2. Jurus Penyelamat: Cuitan Trump yang Membalikkan Pasar
Namun, setelah memicu kepanikan di pasar pada akhir pekan, Trump tiba-tiba tampil sebagai juru selamat. Melalui akun Truth Social miliknya, ia menulis pesan yang bernada jauh lebih lunak, seolah ingin meredakan ketegangan yang ia ciptakan sendiri.
“Jangan khawatir tentang China, semuanya akan baik-baik saja! ... AS ingin membantu China, bukan menyakitinya,” ujar Trump. Pernyataan ini langsung direspons pasar sebagai sinyal de-eskalasi.
Harga Bitcoin pun langsung rebound kuat, kembali ke atas US$115.000, sementara Ethereum (ETH) juga pulih ke atas US$$4.100. Manuver sederhana dari Trump ini terbukti mampu membalikkan arah pasar dalam sekejap.
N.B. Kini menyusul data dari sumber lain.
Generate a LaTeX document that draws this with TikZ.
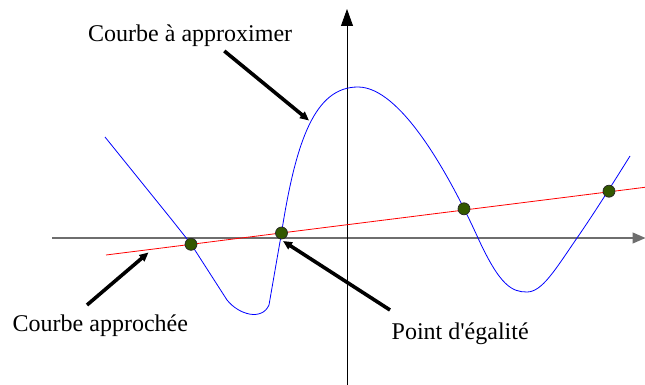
\documentclass[tikz,border=0pt]{standalone}
\usepackage{fontspec}
\setmainfont{Liberation Serif}
\usetikzlibrary{arrows.meta}
\definecolor{dotgreen}{RGB}{51,88,0}
\definecolor{axisgray}{RGB}{110,110,110}
\tikzset{
  lbl/.style={anchor=base west, inner sep=0pt, font=\fontsize{24}{28}\selectfont},
  pointer/.style={line width=3.6pt, black, -{Triangle[length=9pt,width=8pt]}},
  dotmark/.style={circle, minimum size=12pt, inner sep=0pt, fill=dotgreen, draw=black!85, line width=0.7pt},
  curve/.style={blue, line width=0.8pt},
  approx/.style={red, line width=0.8pt},
}
\begin{document}
\begin{tikzpicture}[x=1pt,y=-1pt]
\useasboundingbox (0,0) rectangle (645,385);
% axes
\coordinate (xs) at (52,238);
\coordinate (xe) at (645,238);
\coordinate (ys) at (347,385);
\coordinate (ye) at (347,9);
\draw[axisgray, line width=1.3pt, -{Triangle[length=13pt,width=11pt]}, shorten >=-0.5pt] (xs) -- (xe);
\draw[black, line width=0.8pt, -{Triangle[length=17pt,width=12pt]}] (ys) -- (ye);
% blue curve
\draw[curve, line join=round] (105,137) -- (172,220) -- (191,244) -- (227,300)
  .. controls (239,315) and (262,321) .. (269,305)
  -- (281.5,233)
  .. controls (296,140) and (315,87) .. (358,87)
  .. controls (400,87) and (448,172) .. (478,238)
  .. controls (500,286) and (512,292) .. (527,292)
  .. controls (542,292) and (555,270) .. (577,238)
  .. controls (595,212) and (615,180) .. (630,156);
% red line
\coordinate (rs) at (106,255);
\coordinate (re) at (645,187.3);
\draw[approx] (rs) -- (re);
% points
\node[dotmark] (p1) at (191,244.3) {};
\node[dotmark] (p2) at (281.5,233) {};
\node[dotmark] (p3) at (464,208.8) {};
\node[dotmark] (p4) at (609,191.2) {};
% labels
\node[lbl] (t1) at (88,41.7) {Courbe à approximer};
\node[lbl] (t2) at (12.5,331) {Courbe approchée};
\node[lbl] (t3) at (391.5,339.3) {Point d\textquotesingle égalité};
% pointers
\coordinate (a1s) at (224.3,51);
\coordinate (a1e) at (309,120.5);
\coordinate (a2s) at (87,305);
\coordinate (a2e) at (148.5,252.5);
\coordinate (a3s) at (390,310);
\coordinate (a3e) at (283,241);
\draw[pointer] (a1s) -- (a1e);
\draw[pointer] (a2s) -- (a2e);
\draw[pointer] (a3s) -- (a3e);
\end{tikzpicture}
\end{document}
3. Di Balik Layar Kekacauan: Masalah Teknis & Konspirasi
Namun, tidak semua pihak percaya bahwa Trump adalah satu-satunya penyebab. Pendiri Moonrock Capital, Simon Dedic, berpendapat bahwa kehancuran ini juga dipicu oleh masalah teknis masif di bursa kripto, bukan sekadar isu fundamental.
Kecurigaan ini mengarah pada Binance, di mana banyak pengguna melaporkan tidak bisa melakukan transaksi saat pasar sedang anjlok. Di sisi lain, para detektif on-chain juga menemukan adanya pergerakan dari para whale (investor besar) yang diduga memperparah kejatuhan harga.
Lebih jauh lagi, beredar spekulasi dan tuduhan perdagangan orang dalam (insider trading) di media sosial. Meskipun tidak berdasar, tuduhan ini muncul karena kedekatan Trump dengan sektor kripto dan kebetulan yang aneh antara manuvernya dengan rumor pasar lainnya.
4. Peluang di Tengah Kepanikan: Jurus Serok Bawah
Meskipun menyakitkan, peristiwa Jumat Berdarah ini justru dilihat oleh sebagian analis sebagai peluang emas. Sejarah menunjukkan bahwa waktu terbaik untuk membeli Bitcoin adalah saat pasar sedang berada dalam tekanan atau saat ada kepanikan ekstrem.
Riset dari Bitwise mengungkap, secara historis, setelah pasar saham anjlok lebih dari 2%, Bitcoin justru berhasil rebound hingga 189% dalam satu tahun berikutnya. Angka ini jauh melampaui rebound pasar saham itu sendiri.
5. Apa Artinya Ini Bagi Investor?
Bagi investor, fenomena ini adalah pelajaran penting bahwa pasar kripto masih sangat rentan terhadap sentimen makroekonomi dan manuver figur politik sekelas Donald Trump. Volatilitas ekstrem masih menjadi risiko yang nyata.
Namun, di balik risiko ini, ada peluang bagi mereka yang berani berpikir kontrarian. Jurus buy the dip atau serok bawah di tengah kepanikan terbukti menjadi strategi yang sangat menguntungkan secara historis, meskipun tentu saja membutuhkan keberanian dan manajemen risiko yang ketat.